Around for over 20 years, Cabaré-Tito Neon is located in a basement but is as colorful as it gets with drag, cabaret shows, and theme nights (including lesbian). Sister venue Fusion boasts three dancefloors (each catering to different musical tastes), with karaoke, male strippers, and even guest entertainers. Welcoming underage LGBTQs, Papi Fun Bar lives up to its name with dancing, drag, and guest entertainers like singers from Mexico's edition of "The Voice." If you prefer a more 30-something age range with side order of cowboy culture, try Vaqueros Bar. The brick-walled Nicho Bears & Bar is ground zero for the bear community and draws quite a young crowd. However, you can also expect drag, karaoke, and some camp in the mix.

For a big dose of Mexico City-style drag, Club Roshell offers plenty of entertainment, including a weekly comedy night, and a chance to rock your own wig and drag look for the night via a "Transformación" thanks to their talented staff.

Located in the historic Centro, El Marra is a popular, young, buzzy, and fun spot for drinks, food, go-go boys, drag, and fierce vogueing/runway action. Located just across the street, sister discotheque La Purísima is bigger and more dancing-centric with some strippers and sacrilegious takes on Catholic iconography including a golden, dragged-up crucified Christ statue and sexualized stained glass paintings that would make a priest's eyes pop out.

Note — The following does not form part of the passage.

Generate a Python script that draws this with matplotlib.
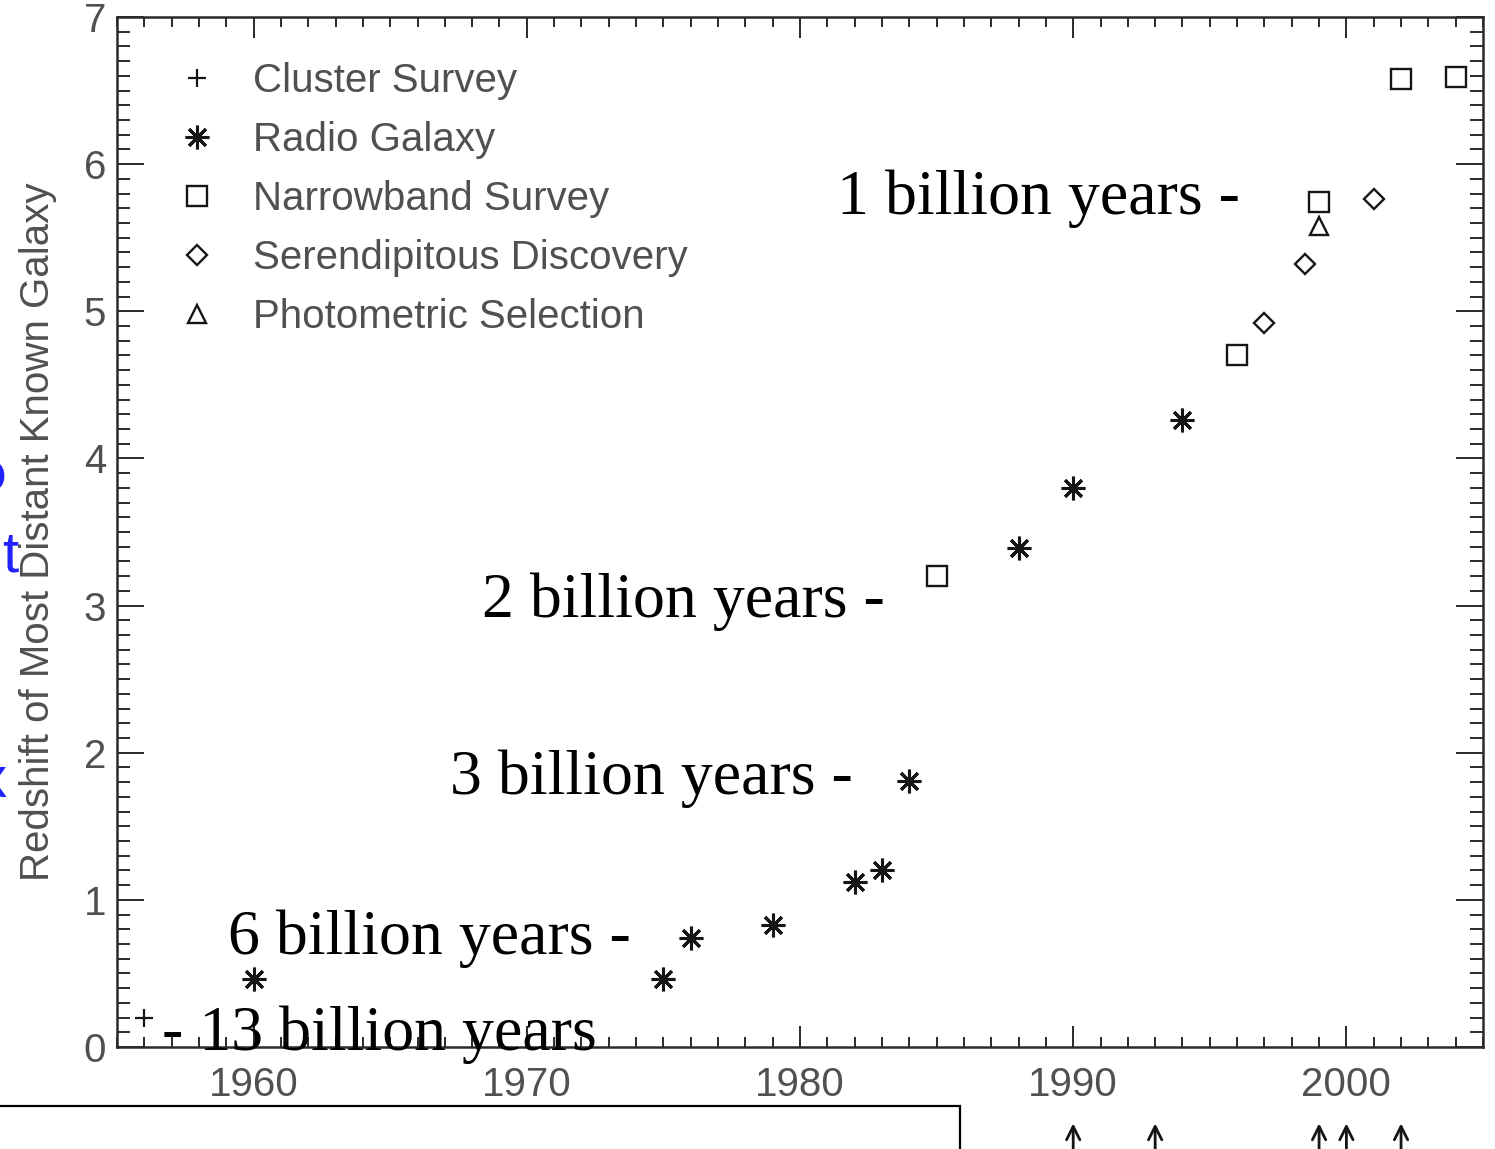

Leafy Condesa, meanwhile, is home to Mexico City's Tom's Leather Bar location, featuring a roster of sexy go-go boys dancing on the bar and plenty of action in the dark room.

The Best Places to Eat

Foodies are spoilt for choice in Mexico City with endless restaurants for all budgets, fresh new takes on regional cuisines, and delicious street tacos (if adventurous, try the "ojos" or eyeball tacos). Since opening in 2000, Polanco's Pujol has remained an innovative presence in Mexico City's culinary scene, thanks to chef-owner Enrique Olvera's ever-evolving techniques and creations. Fusing deeply Mexican flavors and ingredients with the international, Pujol's signature mole madre, mole nuevo (which entails a circle of fresh mole encircled by a 1,000-day aged version), is reason enough to order the omakase menu.

Condesa's more casual, European and Mediterranean-influenced Lardo is a gay breakfast and brunch favorite from another CDMX superstar chef, Elena Reygadas. Try the omelet, insects mole, and shallot and green beans salad for a distinctly Mexican twist. The fresh juices and kombuchas equally capture the local flavor. The latter comes in tamarind, hoja santa, and jamaica (hibiscus) flavors.

Reygada's more upscale and atmospheric Roma venue, Rosetta, presents Italian-influenced modern cuisine in a leafy townhouse setting.

Where to Stay

There are plenty of LGBTQ-friendly properties (and AirBnbs) to choose from in this sprawling metropolis, so once you've sussed out your preferred district to call temporary home, you're spoilt for choice. The upscale and chic Polanco district is home to some of the buzziest, LGBTQ-friendly properties. The 237-room W Mexico City is smack dab, with sleek clubby design and an AWAY spa. The 35-room Las Alcobas was designed by gay interior design power duo Yabu Pushelberg with a can't miss photogenic spiral staircase, and boasts fantastically comfortable rooms plus your choice of artisanal handmade soap.

Occupying a 1928 French neoclassical apartment building just off Parque Espana, Condesa's 40-room Condesa DF is one of the city's upscale boutique property trailblazers and has been a favorite of fashionistas, creatives, and LGBTQ people since opening in 2005. Rooftop terrace bar La Terraza is lovely with an East-meets-South-of-the-border sushi bar from Morimoto trained chef Keisuke Harada, while restaurant El Patio is a see-and-be-seen LGBT brunch fave.